Luke 11:29-32 (CEV)
29 As crowds were gathering around Jesus, he said:
You people of today are evil! You keep looking for a sign from God. But what happened to Jonah is the only sign you will be given. 30 Just as Jonah was a sign to the people of Nineveh, the Son of Man will be a sign to the people of today.31 When the judgment comes, the Queen of the South will stand there with you and condemn you. She traveled a long way to hear Solomon’s wisdom, and yet here is something far greater than Solomon. 32 The people of Nineveh will also stand there with you and condemn you. They turned to God when Jonah preached, and yet here is something far greater than Jonah.
Condemned by Foreigners
If I imagine the events of the Portland stabbing last week, I hear vitriol and hate slide out of the mouth of a large, intimidating man at two young girls – one of whom was wearing a hijab.
The man in question – Jeremy Joseph Christian – was convinced that he was better than these girls. That his hate of the girls and the men who defended them was justified because they were the cause of his problems, and the cause of his country’s problems. That if only they had the right colour of skin or believed the “right things” (like he does) then everything would be fine.
And while most of the time it doesn’t come to a lethal stabbing, it seems that it’s a pretty human thing to have someone or some group of people that we judge ourselves to be better than. (Let’s face it – how many of us just thought ‘but at least I’m not as bad as Mr. Christian’!)
Despite his last name or the fact that white supremacism often wraps itself in the cloak of Christianity, I doubt that if Jesus himself had been on that train it would have made much difference to what Mr. Christian would have attempted that day. No amount of ‘reasoning’ with the man would have changed things. I suspect that if Mr. Christian had followed Jesus around for days or weeks or even months previously, he would have still assumed that Jesus had come to place white’s back in their ‘rightful’ place, and would have completely and totally missed the point of Jesus’ words.
And in their own way, that seems to be what was happening with some of the folks who were following Jesus. They seemed to be missing the point. They seemed to be trying to force Jesus into being who they wanted him to be, instead of listening and responding with changed hearts and transformed lives to the invitation he was offering.
So Jesus tells them a story about a queen and a group of people.
The Queen of the South was a foreigner who travelled to Israel from Africa (probably Nubia, or present-day Ethiopia). She had no reason to listen to the God of Israel or his King, and yet she travelled many, many hundreds of miles to do just that. But she was female. She was black. She was a foreigner. She probably dressed funny and followed funny rituals and didn’t know to offer the right sacrifices.
Jesus’ listeners had probably come up with a multitude of reasons to condemn her.

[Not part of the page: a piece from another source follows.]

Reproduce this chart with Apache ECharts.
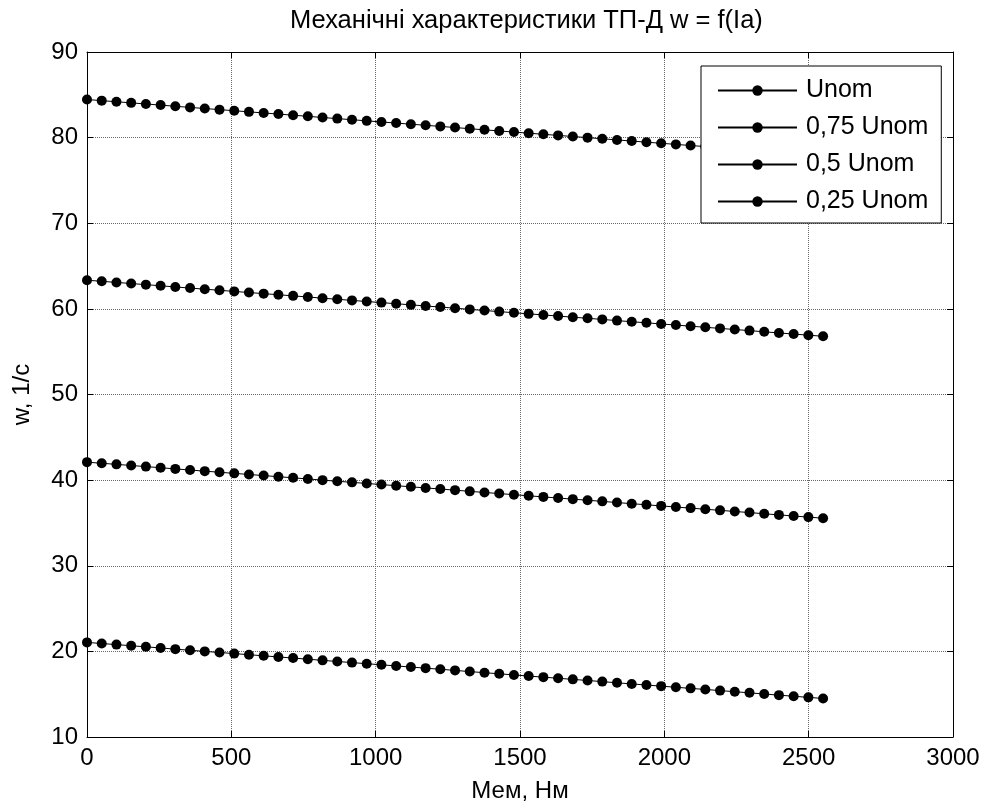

The people of Nineveh were hated, treacherous enemies of the Jews. They were seen as incredibly immoral people, and Jonah was none too pleased that God asked him to be part of giving them a chance to repent. (Jonah just wanted them to burn!!!) Yet the Ninevites listened to Jonah’s warnings and did what God had told them to do. But they hadn’t kept the sexual rules. They hadn’t kept the dietary rules. They hadn’t kept the dress rules. They hadn’t kept any of the rules – yet in response to their changed lives, God relented and didn’t punish them.
Jesus’ listeners definitely had lots of reasons to condemn the Ninevites!
But Jesus shows up in their midst and starts talking about life and wholeness; about love and shalom; about blessings and futures, and this audience is too busy with it’s hatred and condemnation of everyone else that they miss it! And so Jesus tells them off in a most profound way. He turns the tables on their condemnation and tells them that the very people that they are condemning will be the ones to condemn them at the end of it all.
Apparently their smug superiority will get them nowhere. Evidently their ‘righteousness’ and ‘purity’ won’t make any difference. Indesputably neither their race, their ethnicity, their gender or their sexual practices will buy them the favour they are looking for. To an audience that held radical thinkers from right and left, Jesus says “this is not the way forward.”
There is a way forward, but it isn’t what they think.
The only way forward is to walk away from the game of who’s in and who’s out (whatever ‘side’ you decide you fall on) and get real about being the person God made you to be for the purpose he called you to live.Journal Questions:
- Are there people who you think less of? Regardless of where you sit, you may have opinions – possibly very strong opinions – of people because of their religion or ethnicity; their sexuality or level of wealth; their politics or ‘lifestyle’ or friends or hobbies.
- Do you ever find yourself justifying your actions or attitudes or beliefs as ‘at least’ being ‘better’ than ‘those people?’
- What would you say if Jesus showed up today and told you that people from the ‘those people’ group were going to be the ones to write your obituary at the end of your life? That they would be given power to tell your story when all was said and done?
- Is it possible that they would have something to say about what you had done with your position? Your power? Your privilege? Might they say that Jesus was right there and you missed him?